Another Instance of the forc'd Homage he pays to Truth, is his blaming _the Slavish Disposition of the Senate and People of +Rome+, by which the Eloquence of the Age was wholly turn'd into Panegyrick_. Now considering how many Pages he has prodigally bestow'd upon it, in the very Letter I am taking cognizance of is it not very odd he should call Panegyrick _a Slavish Disposition_, and worse still that he should term it the _most barren of all Subjects_; what if I could prove, that above half of his Three Sheets of Paper are of that kind of Panegyrick, which is so fatal to great Men. The _Greeks_ said, _Flatterers were like so many Ravens croaking about them, and that they never lifted a Man up but as the +Eagle+ does the +Tortoise+, in order to get something by the fall of him._

It is a sad Case, when Men get a habit of saying what they please, not caring whether True or False: Who can without pity see our Letter Writer accuse the Famous _La Bruyere_, for being accessary to the declining of the _French_ Tongue, by his Affectation; when it is notorious, that _La Bruyere_ is the most masterly Writer of that Nation, and that his Affectation was in the Turn of his Thought, which he did to strike his Readers, who had been too much us'd to dry Lessons to receive any Impression by them.
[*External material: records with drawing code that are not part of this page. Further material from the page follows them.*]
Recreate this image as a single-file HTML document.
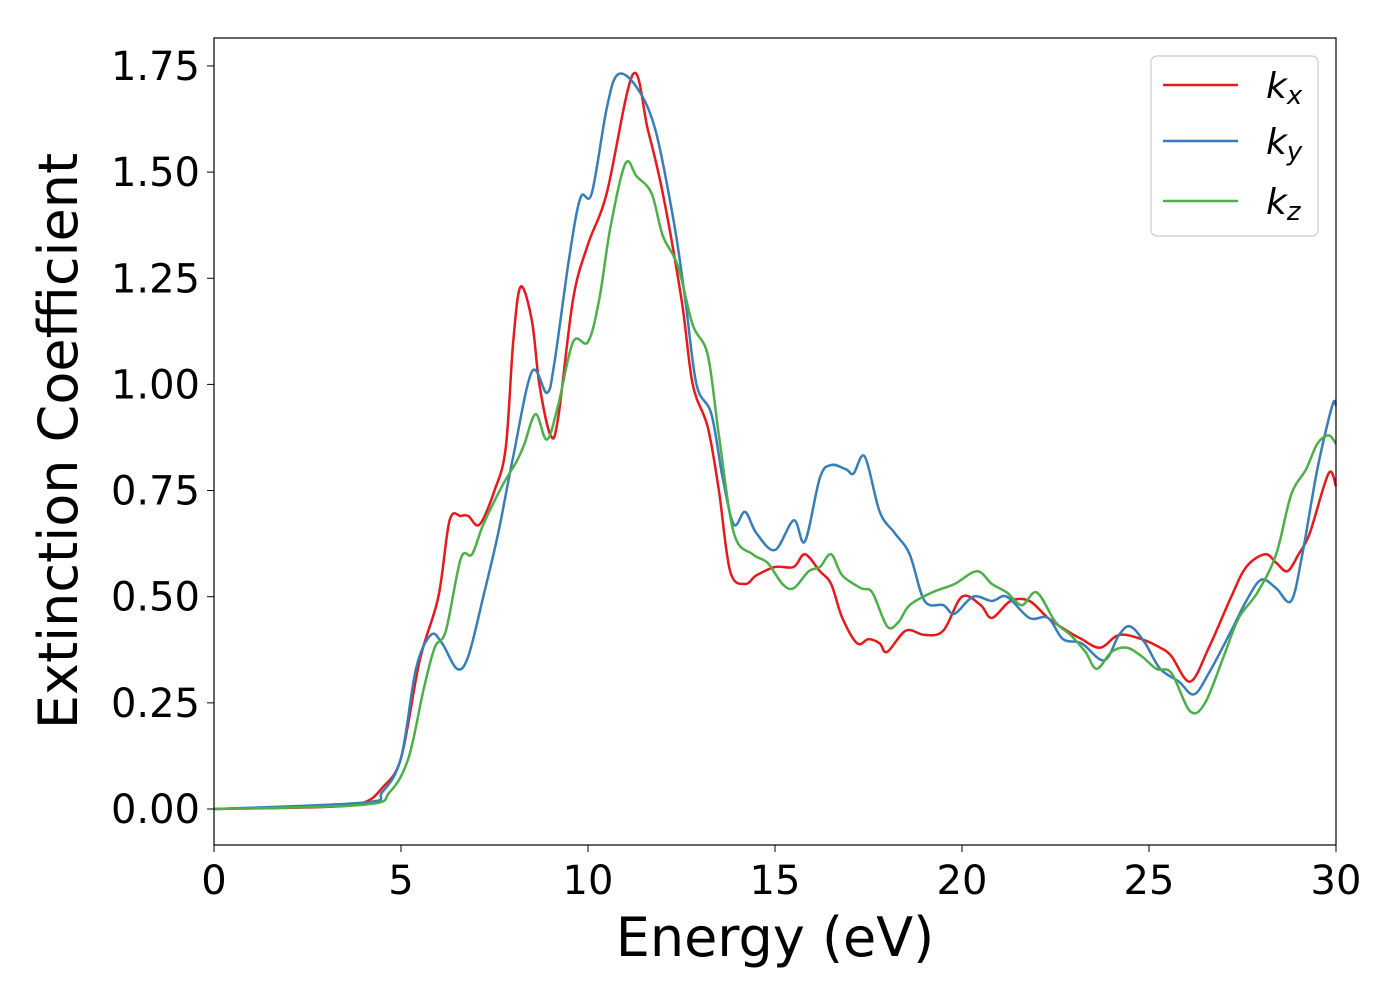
<!DOCTYPE html>
<html><head><meta charset="utf-8"><style>
body{margin:0;background:#fff;}
svg{display:block;font-family:"DejaVu Sans","Liberation Sans",sans-serif;}
</style></head><body>
<svg id="chart" width="1400" height="1000" viewBox="0 0 1400 1000">
<g id="ticks"></g>
<g id="series"></g>
<rect x="214" y="38" width="1122" height="807" fill="none" stroke="#000" stroke-width="1.2"/>
<text x="775" y="956" font-size="54" text-anchor="middle">Energy (eV)</text>
<text transform="translate(77,441) rotate(-90)" font-size="54" text-anchor="middle">Extinction Coefficient</text>
<g>
<rect x="1151" y="56" width="167" height="180" rx="6" fill="#fff" stroke="#ccc" stroke-width="1.2"/>
<line x1="1163" y1="85" x2="1238" y2="85" stroke="#e41a1c" stroke-width="2.5"/>
<text x="1266" y="98" font-size="36" font-style="italic">k<tspan font-size="26" dy="6">x</tspan></text>
<line x1="1163" y1="141" x2="1238" y2="141" stroke="#377eb8" stroke-width="2.5"/>
<text x="1266" y="154" font-size="36" font-style="italic">k<tspan font-size="26" dy="6">y</tspan></text>
<line x1="1163" y1="201" x2="1238" y2="201" stroke="#4daf4a" stroke-width="2.5"/>
<text x="1266" y="214" font-size="36" font-style="italic">k<tspan font-size="26" dy="6">z</tspan></text>
</g>
</svg>
<script>
const xTicks=[0,5,10,15,20,25,30];
const yTicks=[0,0.25,0.5,0.75,1.0,1.25,1.5,1.75];
const kxX=[0,3,4,4.5,5,5.5,6,6.3,6.6,6.8,7.1,7.5,7.8,8.0,8.2,8.5,8.7,9.0,9.2,9.6,10,10.5,11.2,11.6,12,12.5,12.8,13.2,13.5,13.8,14.2,14.5,15,15.5,15.8,16.2,16.5,16.8,17.2,17.5,17.8,18,18.5,19,19.5,20,20.5,20.8,21.3,21.8,22.3,22.8,23.2,23.7,24.2,24.8,25.3,25.6,26.1,26.6,27.2,27.6,28.1,28.4,28.7,29,29.3,29.8,30];
const kxY=[0,0.005,0.015,0.05,0.12,0.35,0.5,0.68,0.69,0.69,0.67,0.75,0.85,1.1,1.23,1.15,1.0,0.88,0.92,1.2,1.33,1.45,1.73,1.6,1.45,1.2,1.0,0.9,0.75,0.56,0.53,0.55,0.57,0.57,0.6,0.56,0.53,0.45,0.39,0.4,0.39,0.37,0.42,0.41,0.42,0.5,0.48,0.45,0.49,0.49,0.45,0.42,0.4,0.38,0.41,0.4,0.38,0.36,0.3,0.38,0.5,0.57,0.6,0.58,0.56,0.6,0.65,0.79,0.76];
const kyX=[0,4,4.5,5,5.4,5.8,6.1,6.5,6.8,7.2,7.6,8.0,8.5,8.9,9.1,9.5,9.8,10.1,10.5,10.8,11.3,11.8,12.3,12.6,12.9,13.3,13.6,13.9,14.2,14.5,15,15.5,15.8,16.2,16.5,16.9,17.1,17.4,17.8,18.2,18.6,19,19.5,19.8,20.3,20.8,21.2,21.8,22.3,22.7,23.2,23.8,24.2,24.5,24.9,25.3,25.8,26.2,26.6,27.2,27.6,28,28.4,28.8,29.1,29.5,29.9,30];
const kyY=[0,0.015,0.04,0.12,0.33,0.41,0.39,0.33,0.36,0.5,0.65,0.83,1.03,0.98,1.05,1.3,1.44,1.45,1.65,1.73,1.7,1.6,1.38,1.2,1.0,0.93,0.78,0.67,0.7,0.65,0.61,0.68,0.63,0.78,0.81,0.8,0.79,0.83,0.7,0.65,0.6,0.49,0.48,0.46,0.5,0.49,0.5,0.45,0.45,0.4,0.39,0.35,0.41,0.43,0.39,0.33,0.3,0.27,0.32,0.42,0.49,0.54,0.52,0.49,0.6,0.8,0.95,0.95];
const kzX=[0,4,4.7,5.2,5.6,5.9,6.2,6.6,6.9,7.2,7.7,8.1,8.3,8.6,8.9,9.2,9.6,10,10.3,10.6,11,11.3,11.7,12,12.4,12.8,13.2,13.5,13.9,14.4,14.8,15.2,15.5,15.9,16.2,16.5,16.8,17.3,17.6,18,18.3,18.6,19.2,19.8,20.4,20.8,21.2,21.6,22,22.5,22.9,23.3,23.6,24,24.4,24.8,25.2,25.6,26.1,26.5,27,27.4,27.9,28.4,28.8,29.2,29.5,29.8,30];
const kzY=[0,0.01,0.04,0.12,0.28,0.38,0.42,0.59,0.6,0.67,0.76,0.82,0.86,0.93,0.87,0.95,1.1,1.1,1.2,1.37,1.52,1.49,1.45,1.35,1.28,1.14,1.07,0.88,0.65,0.6,0.58,0.53,0.52,0.56,0.57,0.6,0.55,0.52,0.51,0.43,0.44,0.48,0.51,0.53,0.56,0.53,0.51,0.48,0.51,0.44,0.41,0.37,0.33,0.37,0.38,0.36,0.33,0.32,0.23,0.25,0.36,0.45,0.51,0.6,0.74,0.8,0.86,0.88,0.86];
const sx=v=>214+v*(1122/30);
const sy=v=>809-v*424.6;
const NS='http://www.w3.org/2000/svg';
const tg=document.getElementById('ticks');
xTicks.forEach(t=>{
  const l=document.createElementNS(NS,'line');
  l.setAttribute('x1',sx(t));l.setAttribute('x2',sx(t));l.setAttribute('y1',845);l.setAttribute('y2',852);l.setAttribute('stroke','#000');
  
  
  tg.appendChild(l);
  const tx=document.createElementNS(NS,'text');
  tx.setAttribute('x',sx(t));tx.setAttribute('y',894);tx.setAttribute('font-size','40');tx.setAttribute('text-anchor','middle');
  tx.textContent=t;
  
  
  tg.appendChild(tx);
});
yTicks.forEach(t=>{
  const l=document.createElementNS(NS,'line');
  l.setAttribute('x1',207);l.setAttribute('x2',214);l.setAttribute('y1',sy(t));l.setAttribute('y2',sy(t));l.setAttribute('stroke','#000');
  
  
  tg.appendChild(l);
  const tx=document.createElementNS(NS,'text');
  tx.setAttribute('x',200);tx.setAttribute('y',sy(t)+14);tx.setAttribute('font-size','40');tx.setAttribute('text-anchor','end');
  tx.textContent=t.toFixed(2);
  
  
  tg.appendChild(tx);
});
function pathD(xs,ys){
  const p=xs.map((x,i)=>[sx(x),sy(ys[i])]);
  let d='M'+p[0][0]+','+p[0][1];
  for(let i=0;i<p.length-1;i++){
    const p0=p[Math.max(0,i-1)],p1=p[i],p2=p[i+1],p3=p[Math.min(p.length-1,i+2)];
    const c1=[p1[0]+(p2[0]-p0[0])/6,p1[1]+(p2[1]-p0[1])/6];
    const c2=[p2[0]-(p3[0]-p1[0])/6,p2[1]-(p3[1]-p1[1])/6];
    d+=' C'+c1+' '+c2+' '+p2;
  }
  return d;
}
const sg=document.getElementById('series');
[[kxX,kxY,'#e41a1c','series-kx'],[kyX,kyY,'#377eb8','series-ky'],[kzX,kzY,'#4daf4a','series-kz']].forEach(s=>{
  const p=document.createElementNS(NS,'path');
  p.setAttribute('d',pathD(s[0],s[1]));p.setAttribute('fill','none');p.setAttribute('stroke',s[2]);p.setAttribute('stroke-width','2.5');
  
  
  sg.appendChild(p);
});
</script>
</body></html>
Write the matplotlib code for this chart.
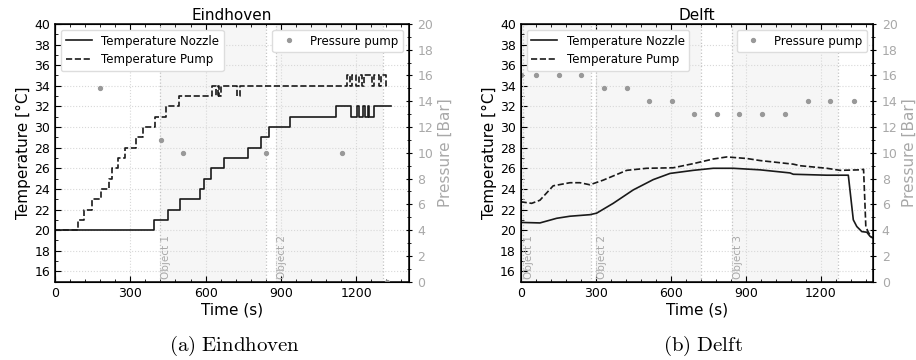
"""
Temperature / pressure logs for the Eindhoven and Delft runs.
"""

import matplotlib
matplotlib.use('Agg')
import matplotlib.pyplot as plt
from matplotlib.ticker import MultipleLocator

plt.rcParams['mathtext.fontset'] = 'cm'

# --- Eindhoven (step-wise sensor readings) ---
ehv_nozzle_t = [0, 2, 396, 450, 499, 579, 595, 621, 672, 767, 822, 853, 935,
                1118, 1181, 1202, 1212, 1225, 1233, 1245, 1252, 1270, 1340]
ehv_nozzle_T = [19, 20, 21, 22, 23, 24, 25, 26, 27, 28, 29, 30, 31,
                32, 31, 32, 31, 32, 31, 32, 31, 32, 32]

ehv_pump_t = [0, 2, 90, 117, 149, 182, 215, 227, 253, 278, 322, 350, 399, 443,
              496, 625, 640, 650, 655, 660, 725, 738, 1164, 1175, 1185, 1200,
              1210, 1222, 1232, 1262, 1272, 1290, 1300, 1318, 1330]
ehv_pump_T = [19, 20, 21, 22, 23, 24, 25, 26, 27, 28, 29, 30, 31, 32,
              33, 34, 33, 34, 33, 34, 33, 34, 35, 34, 35, 34,
              35, 34, 35, 34, 35, 34, 35, 34, 34]

ehv_press_t = [180, 423, 511, 840, 1144, 1323]
ehv_press_p = [15, 11, 10, 10, 10, 0]

ehv_objects = [(420, 840), (880, 1305)]

# --- Delft (continuous readings) ---
dlf_nozzle_t = [0, 77, 144, 197, 277, 304, 370, 450, 530, 597, 690, 770, 850,
                957, 1077, 1090, 1224, 1310, 1330, 1344, 1364, 1384, 1397, 1408]
dlf_nozzle_T = [20.75, 20.7, 21.15, 21.35, 21.5, 21.65, 22.6, 23.9, 24.9, 25.5,
                25.8, 26.0, 26.0, 25.85, 25.55, 25.42, 25.33, 25.33, 21.0,
                20.35, 19.86, 19.8, 19.4, 19.25]

dlf_pump_t = [0, 44, 77, 130, 197, 237, 277, 330, 424, 504, 610, 690, 770, 824,
              904, 957, 1090, 1117, 1224, 1277, 1357, 1371, 1376, 1380, 1390, 1404]
dlf_pump_T = [22.75, 22.6, 22.9, 24.3, 24.6, 24.6, 24.4, 24.85, 25.8, 26.0,
              26.05, 26.45, 26.9, 27.1, 26.95, 26.75, 26.4, 26.25, 26.0, 25.8,
              25.85, 25.9, 22.9, 20.35, 19.8, 19.25]

dlf_press_t = [0, 62, 153, 241, 333, 424, 515, 604, 694, 785, 874, 965, 1057,
               1148, 1236, 1333]
dlf_press_p = [16, 16, 16, 16, 15, 15, 14, 14, 13, 13, 13, 13, 13, 14, 14, 14]

dlf_objects = [(8, 280), (300, 720), (846, 1268)]

GRAY = '#a8a8a8'
LINE = '#1a1a1a'


def draw_panel(ax, title, nozzle, pump, press, objects, steps):
    ds = 'steps-post' if steps else 'default'
    for i, (x0, x1) in enumerate(objects):
        ax.axvspan(x0, x1, color='#f6f6f6', zorder=0, lw=0)
        ax.axvline(x0, color='#c4c4c4', ls=':', lw=0.9, zorder=1)
        ax.axvline(x1, color='#c4c4c4', ls=':', lw=0.9, zorder=1)
        ax.text(x0 + 4, 15.25, f'Object {i + 1}', rotation=90, ha='left',
                va='bottom', color=GRAY, fontsize=7.5)

    ax.plot(*nozzle, color=LINE, lw=1.2, drawstyle=ds, label='Temperature Nozzle')
    ax.plot(*pump, color=LINE, lw=1.2, ls='--', drawstyle=ds, label='Temperature Pump')

    ax.set_xlim(0, 1410)
    ax.set_ylim(15, 40)
    ax.xaxis.set_major_locator(MultipleLocator(300))
    ax.xaxis.set_minor_locator(MultipleLocator(60))
    ax.yaxis.set_major_locator(MultipleLocator(2))
    ax.yaxis.set_minor_locator(MultipleLocator(1))
    ax.tick_params(which='both', direction='in', top=True, labelsize=9)
    ax.tick_params(which='major', length=4)
    ax.tick_params(which='minor', length=2)
    ax.grid(True, which='major', color='#d8d8d8', ls=':', lw=0.8)
    ax.set_axisbelow(True)
    ax.set_xlabel('Time (s)', fontsize=11, labelpad=2)
    ax.set_ylabel('Temperature [°C]', fontsize=11, labelpad=2)
    ax.set_title(title, fontsize=11, pad=3)
    for sp in ax.spines.values():
        sp.set_linewidth(1.1)
    ax.legend(loc='upper left', fontsize=8.5, edgecolor='#dddddd',
              framealpha=1, handlelength=2.2, borderpad=0.4)

    ax2 = ax.twinx()
    ax2.plot(*press, 'o', color='#999999', ms=2.8, label='Pressure pump')
    ax2.set_ylim(0, 20)
    ax2.yaxis.set_major_locator(MultipleLocator(2))
    ax2.yaxis.set_minor_locator(MultipleLocator(1))
    ax2.tick_params(which='both', direction='inout', colors='black',
                    labelcolor=GRAY, labelsize=9)
    ax2.tick_params(which='major', length=5)
    ax2.tick_params(which='minor', length=3)
    ax2.set_ylabel('Pressure [Bar]', color=GRAY, fontsize=11, labelpad=3)
    ax2.legend(loc='upper right', fontsize=8.5, edgecolor='#dddddd',
               framealpha=1, handletextpad=0.8, borderpad=0.4)
    return ax2


fig = plt.figure(figsize=(9.16, 3.6), dpi=100)
ax_l = fig.add_axes([0.060, 0.2175, 0.3865, 0.716])
ax_r = fig.add_axes([0.5684, 0.2175, 0.385, 0.716])

draw_panel(ax_l, 'Eindhoven', (ehv_nozzle_t, ehv_nozzle_T),
           (ehv_pump_t, ehv_pump_T), (ehv_press_t, ehv_press_p),
           ehv_objects, steps=True)
draw_panel(ax_r, 'Delft', (dlf_nozzle_t, dlf_nozzle_T),
           (dlf_pump_t, dlf_pump_T), (dlf_press_t, dlf_press_p),
           dlf_objects, steps=False)

fig.text(0.256, 0.038, r'$\mathrm{(a)\ Eindhoven}$', ha='center', va='center', fontsize=15)
fig.text(0.767, 0.038, r'$\mathrm{(b)\ Delft}$', ha='center', va='center', fontsize=15)

fig.savefig('out.png', dpi=100)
He says, he has many Hundred _New Words, not to be found in the Common Dictionaries before his Time_. I should be glad to know, who are those Lexicographers, whose Knowledge in the _French_ Tongue he prefers to _La Bruyere_'s; since _Richelet_ and the _Academy_ are not of his aera, I should rejoyce with him, if a way could be found out to _fix our Language for ever_, that like the _Spanish_ Cloak, it might always be in Fashion; but I hope he will come into Temper with the Inconstancy of Peoples Minds, of which he complains, and that we are in no Fear of the Invasion and Conquest he talks of, comforting himself, _that the best Writings may be preserved and esteem'd_, meaning his own and his Friends, which no doubt would fare much better than Mr. _Locks_ or Mr. _Hoadly_'s; for Conquerors are not us'd to take much Care of those that write against them.